In the case of Shri Ramchandra Spinning Mills vs State of Madras, it was seen that if the employer closes his place of business as a means of reprisal or as an instrument of coercion or as a mode of exerting pressure on employees or generally speaking when his act is what may be called an act of belligerency there will be a lock-out.
In the case of Lord Krishna Sugar Mills Limited Saharanpur vs State of UP, the verdict was that a lock-out may sometimes be not at all connected with economic demands; it may be resorted to as a security measure.
In the case of Lakshmi Devi Sugar Mills Limited vs Ram Sarup, the verdict was that in the case of lockout there is neither alteration to the prejudice of workmen of the conditions of the service application to them nor a discharge or punishment whether by dismissal or otherwise.


Thus, we can conclude that Strikes and Lockouts are effective weapons for both employers and employees who are engaged in the process of Collective Bargaining, provided that such weapons are utilized lawfully and ethically. 

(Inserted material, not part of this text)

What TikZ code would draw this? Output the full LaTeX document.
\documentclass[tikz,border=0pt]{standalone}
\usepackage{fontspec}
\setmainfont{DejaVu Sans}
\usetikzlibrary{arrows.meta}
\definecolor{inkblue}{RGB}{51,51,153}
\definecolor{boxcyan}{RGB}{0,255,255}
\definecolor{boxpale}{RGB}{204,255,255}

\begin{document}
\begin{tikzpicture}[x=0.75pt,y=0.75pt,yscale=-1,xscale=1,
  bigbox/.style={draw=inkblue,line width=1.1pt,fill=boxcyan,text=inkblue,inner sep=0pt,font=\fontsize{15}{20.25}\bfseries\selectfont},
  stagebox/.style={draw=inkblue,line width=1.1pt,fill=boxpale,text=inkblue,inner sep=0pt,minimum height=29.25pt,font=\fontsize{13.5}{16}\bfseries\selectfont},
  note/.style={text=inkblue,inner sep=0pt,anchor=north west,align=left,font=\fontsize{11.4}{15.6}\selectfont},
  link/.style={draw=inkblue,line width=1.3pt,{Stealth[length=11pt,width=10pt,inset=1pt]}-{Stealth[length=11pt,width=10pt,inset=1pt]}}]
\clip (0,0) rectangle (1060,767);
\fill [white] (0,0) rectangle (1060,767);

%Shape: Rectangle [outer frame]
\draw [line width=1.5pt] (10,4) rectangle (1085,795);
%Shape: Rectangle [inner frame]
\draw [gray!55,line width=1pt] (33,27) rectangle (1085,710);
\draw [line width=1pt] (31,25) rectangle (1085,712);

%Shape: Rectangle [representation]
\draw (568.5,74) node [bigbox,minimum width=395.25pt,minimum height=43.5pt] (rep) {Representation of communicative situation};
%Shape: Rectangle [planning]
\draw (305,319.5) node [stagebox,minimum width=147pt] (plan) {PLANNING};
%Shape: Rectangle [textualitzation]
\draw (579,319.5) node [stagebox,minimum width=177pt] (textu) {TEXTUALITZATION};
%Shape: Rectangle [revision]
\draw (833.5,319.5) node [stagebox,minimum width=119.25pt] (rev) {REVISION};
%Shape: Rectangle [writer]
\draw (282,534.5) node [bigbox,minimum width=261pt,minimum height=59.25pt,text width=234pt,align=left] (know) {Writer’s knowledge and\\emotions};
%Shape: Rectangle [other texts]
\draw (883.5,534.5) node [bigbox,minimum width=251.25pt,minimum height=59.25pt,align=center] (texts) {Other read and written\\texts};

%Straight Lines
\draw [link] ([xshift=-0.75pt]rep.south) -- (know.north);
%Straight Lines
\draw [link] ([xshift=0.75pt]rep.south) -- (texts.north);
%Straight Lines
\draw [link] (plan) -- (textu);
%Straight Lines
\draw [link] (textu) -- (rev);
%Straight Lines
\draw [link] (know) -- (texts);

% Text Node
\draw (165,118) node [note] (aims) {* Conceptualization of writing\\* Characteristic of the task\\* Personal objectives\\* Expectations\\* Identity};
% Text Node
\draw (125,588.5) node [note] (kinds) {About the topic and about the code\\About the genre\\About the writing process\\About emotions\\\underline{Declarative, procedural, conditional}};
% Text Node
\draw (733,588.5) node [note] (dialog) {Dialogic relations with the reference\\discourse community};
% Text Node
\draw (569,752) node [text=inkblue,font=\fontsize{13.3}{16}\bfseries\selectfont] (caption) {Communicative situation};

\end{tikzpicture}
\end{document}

India in the present context of economic development programs cannot afford the unqualified right to the workers to strike or to the employer to lock-out. Compulsory arbitration as an alternative to collective bargaining has come to stay. The adoption of compulsory arbitration does not, however, necessarily mean denial of the right to strike or stifling of the trade union movement. If the benefits of legislation, settlements and awards are to reach the individual worker, not only the trade union movement has to be encouraged and its outlook broadened but the laws have also been suitably tailored.
The existing legislation and judicial pronouncements lack the breadth of vision. Indeed, the statutory definitions of strike and lock-out have been rendered worse by a system of interpretation that is devoid of a policy-oriented approach and which lays undue stress on semantics.